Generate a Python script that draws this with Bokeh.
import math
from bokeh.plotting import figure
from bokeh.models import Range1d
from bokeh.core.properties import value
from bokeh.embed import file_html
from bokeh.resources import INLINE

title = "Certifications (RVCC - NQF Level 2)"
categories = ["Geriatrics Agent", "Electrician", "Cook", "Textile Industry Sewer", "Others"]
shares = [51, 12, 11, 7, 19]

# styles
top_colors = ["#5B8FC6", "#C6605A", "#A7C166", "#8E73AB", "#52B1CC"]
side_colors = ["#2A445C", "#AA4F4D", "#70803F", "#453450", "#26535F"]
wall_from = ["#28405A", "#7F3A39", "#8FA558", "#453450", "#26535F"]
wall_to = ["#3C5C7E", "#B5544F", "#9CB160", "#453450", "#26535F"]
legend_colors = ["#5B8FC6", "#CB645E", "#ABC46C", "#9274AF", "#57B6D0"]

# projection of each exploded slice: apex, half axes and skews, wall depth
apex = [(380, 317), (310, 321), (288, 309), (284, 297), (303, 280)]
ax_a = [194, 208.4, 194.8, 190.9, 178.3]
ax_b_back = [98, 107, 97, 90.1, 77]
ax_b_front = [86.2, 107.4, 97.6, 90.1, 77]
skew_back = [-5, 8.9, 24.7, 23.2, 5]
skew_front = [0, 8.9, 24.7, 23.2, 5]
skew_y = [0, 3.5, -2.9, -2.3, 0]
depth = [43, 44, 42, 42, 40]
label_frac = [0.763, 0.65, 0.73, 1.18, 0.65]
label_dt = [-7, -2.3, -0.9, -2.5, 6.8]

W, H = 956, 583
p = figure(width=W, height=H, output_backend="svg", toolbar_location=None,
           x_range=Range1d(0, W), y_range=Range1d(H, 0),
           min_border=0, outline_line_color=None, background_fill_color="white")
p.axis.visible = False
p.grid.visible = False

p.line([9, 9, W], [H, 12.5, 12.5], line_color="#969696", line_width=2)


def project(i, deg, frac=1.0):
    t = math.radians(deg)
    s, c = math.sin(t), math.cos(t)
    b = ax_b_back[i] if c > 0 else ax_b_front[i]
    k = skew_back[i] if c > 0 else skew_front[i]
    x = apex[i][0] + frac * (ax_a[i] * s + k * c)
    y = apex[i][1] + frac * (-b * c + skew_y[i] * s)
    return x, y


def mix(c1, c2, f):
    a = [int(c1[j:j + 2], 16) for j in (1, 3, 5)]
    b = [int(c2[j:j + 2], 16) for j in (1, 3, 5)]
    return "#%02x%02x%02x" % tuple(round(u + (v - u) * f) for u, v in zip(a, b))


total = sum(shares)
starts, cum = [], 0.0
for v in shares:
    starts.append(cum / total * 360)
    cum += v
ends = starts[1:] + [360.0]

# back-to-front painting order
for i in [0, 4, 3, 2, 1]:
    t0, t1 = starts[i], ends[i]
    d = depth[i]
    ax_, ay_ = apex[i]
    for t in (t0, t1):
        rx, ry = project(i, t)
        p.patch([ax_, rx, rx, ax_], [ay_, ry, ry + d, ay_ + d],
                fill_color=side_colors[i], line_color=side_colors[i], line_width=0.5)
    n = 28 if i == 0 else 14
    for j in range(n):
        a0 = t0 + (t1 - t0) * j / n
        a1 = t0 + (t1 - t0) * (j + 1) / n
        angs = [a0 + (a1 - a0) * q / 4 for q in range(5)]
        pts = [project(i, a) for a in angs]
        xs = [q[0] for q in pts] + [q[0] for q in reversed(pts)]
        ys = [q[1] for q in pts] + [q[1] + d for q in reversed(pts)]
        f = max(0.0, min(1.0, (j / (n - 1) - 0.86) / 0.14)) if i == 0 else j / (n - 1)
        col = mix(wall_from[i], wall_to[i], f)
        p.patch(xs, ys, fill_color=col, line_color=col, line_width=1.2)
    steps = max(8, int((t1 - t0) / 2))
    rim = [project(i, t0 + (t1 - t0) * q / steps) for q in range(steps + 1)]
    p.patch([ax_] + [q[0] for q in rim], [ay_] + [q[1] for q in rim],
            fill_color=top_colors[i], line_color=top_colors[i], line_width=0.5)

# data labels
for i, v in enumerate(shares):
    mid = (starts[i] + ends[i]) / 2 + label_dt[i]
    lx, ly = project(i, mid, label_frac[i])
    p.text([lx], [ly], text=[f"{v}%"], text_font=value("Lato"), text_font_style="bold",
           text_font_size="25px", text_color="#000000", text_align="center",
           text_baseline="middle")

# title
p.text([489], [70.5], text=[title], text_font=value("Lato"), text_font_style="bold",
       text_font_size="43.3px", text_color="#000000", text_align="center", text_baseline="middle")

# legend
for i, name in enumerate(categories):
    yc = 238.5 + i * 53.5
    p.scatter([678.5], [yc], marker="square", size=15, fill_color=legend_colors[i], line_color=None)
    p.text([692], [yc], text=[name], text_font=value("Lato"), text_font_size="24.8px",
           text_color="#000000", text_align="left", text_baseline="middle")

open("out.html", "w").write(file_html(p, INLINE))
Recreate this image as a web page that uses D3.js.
------------------------
* Aim: Your task is to repeat every line exactly.

* Result for this task:
Generate a Python script that draws this with Bokeh.
import math
from bokeh.plotting import figure
from bokeh.models import Range1d
from bokeh.core.properties import value
from bokeh.embed import file_html
from bokeh.resources import INLINE

title = "Certifications (RVCC - NQF Level 2)"
categories = ["Geriatrics Agent", "Electrician", "Cook", "Textile Industry Sewer", "Others"]
shares = [51, 12, 11, 7, 19]

# styles
top_colors = ["#5B8FC6", "#C6605A", "#A7C166", "#8E73AB", "#52B1CC"]
side_colors = ["#2A445C", "#AA4F4D", "#70803F", "#453450", "#26535F"]
wall_from = ["#28405A", "#7F3A39", "#8FA558", "#453450", "#26535F"]
wall_to = ["#3C5C7E", "#B5544F", "#9CB160", "#453450", "#26535F"]
legend_colors = ["#5B8FC6", "#CB645E", "#ABC46C", "#9274AF", "#57B6D0"]

# projection of each exploded slice: apex, half axes and skews, wall depth
apex = [(380, 317), (310, 321), (288, 309), (284, 297), (303, 280)]
ax_a = [194, 208.4, 194.8, 190.9, 178.3]
ax_b_back = [98, 107, 97, 90.1, 77]
ax_b_front = [86.2, 107.4, 97.6, 90.1, 77]
skew_back = [-5, 8.9, 24.7, 23.2, 5]
skew_front = [0, 8.9, 24.7, 23.2, 5]
skew_y = [0, 3.5, -2.9, -2.3, 0]
depth = [43, 44, 42, 42, 40]
label_frac = [0.763, 0.65, 0.73, 1.18, 0.65]
label_dt = [-7, -2.3, -0.9, -2.5, 6.8]

W, H = 956, 583
p = figure(width=W, height=H, output_backend="svg", toolbar_location=None,
           x_range=Range1d(0, W), y_range=Range1d(H, 0),
           min_border=0, outline_line_color=None, background_fill_color="white")
p.axis.visible = False
p.grid.visible = False

p.line([9, 9, W], [H, 12.5, 12.5], line_color="#969696", line_width=2)


def project(i, deg, frac=1.0):
    t = math.radians(deg)
    s, c = math.sin(t), math.cos(t)
    b = ax_b_back[i] if c > 0 else ax_b_front[i]
    k = skew_back[i] if c > 0 else skew_front[i]
    x = apex[i][0] + frac * (ax_a[i] * s + k * c)
    y = apex[i][1] + frac * (-b * c + skew_y[i] * s)
    return x, y


def mix(c1, c2, f):
    a = [int(c1[j:j + 2], 16) for j in (1, 3, 5)]
    b = [int(c2[j:j + 2], 16) for j in (1, 3, 5)]
    return "#%02x%02x%02x" % tuple(round(u + (v - u) * f) for u, v in zip(a, b))


total = sum(shares)
starts, cum = [], 0.0
for v in shares:
    starts.append(cum / total * 360)
    cum += v
ends = starts[1:] + [360.0]

# back-to-front painting order
for i in [0, 4, 3, 2, 1]:
    t0, t1 = starts[i], ends[i]
    d = depth[i]
    ax_, ay_ = apex[i]
    for t in (t0, t1):
        rx, ry = project(i, t)
        p.patch([ax_, rx, rx, ax_], [ay_, ry, ry + d, ay_ + d],
                fill_color=side_colors[i], line_color=side_colors[i], line_width=0.5)
    n = 28 if i == 0 else 14
    for j in range(n):
        a0 = t0 + (t1 - t0) * j / n
        a1 = t0 + (t1 - t0) * (j + 1) / n
        angs = [a0 + (a1 - a0) * q / 4 for q in range(5)]
        pts = [project(i, a) for a in angs]
        xs = [q[0] for q in pts] + [q[0] for q in reversed(pts)]
        ys = [q[1] for q in pts] + [q[1] + d for q in reversed(pts)]
        f = max(0.0, min(1.0, (j / (n - 1) - 0.86) / 0.14)) if i == 0 else j / (n - 1)
        col = mix(wall_from[i], wall_to[i], f)
        p.patch(xs, ys, fill_color=col, line_color=col, line_width=1.2)
    steps = max(8, int((t1 - t0) / 2))
    rim = [project(i, t0 + (t1 - t0) * q / steps) for q in range(steps + 1)]
    p.patch([ax_] + [q[0] for q in rim], [ay_] + [q[1] for q in rim],
            fill_color=top_colors[i], line_color=top_colors[i], line_width=0.5)

# data labels
for i, v in enumerate(shares):
    mid = (starts[i] + ends[i]) / 2 + label_dt[i]
    lx, ly = project(i, mid, label_frac[i])
    p.text([lx], [ly], text=[f"{v}%"], text_font=value("Lato"), text_font_style="bold",
           text_font_size="25px", text_color="#000000", text_align="center",
           text_baseline="middle")

# title
p.text([489], [70.5], text=[title], text_font=value("Lato"), text_font_style="bold",
       text_font_size="43.3px", text_color="#000000", text_align="center", text_baseline="middle")

# legend
for i, name in enumerate(categories):
    yc = 238.5 + i * 53.5
    p.scatter([678.5], [yc], marker="square", size=15, fill_color=legend_colors[i], line_color=None)
    p.text([692], [yc], text=[name], text_font=value("Lato"), text_font_size="24.8px",
           text_color="#000000", text_align="left", text_baseline="middle")

open("out.html", "w").write(file_html(p, INLINE))
Recreate this image as a web page that uses D3.js.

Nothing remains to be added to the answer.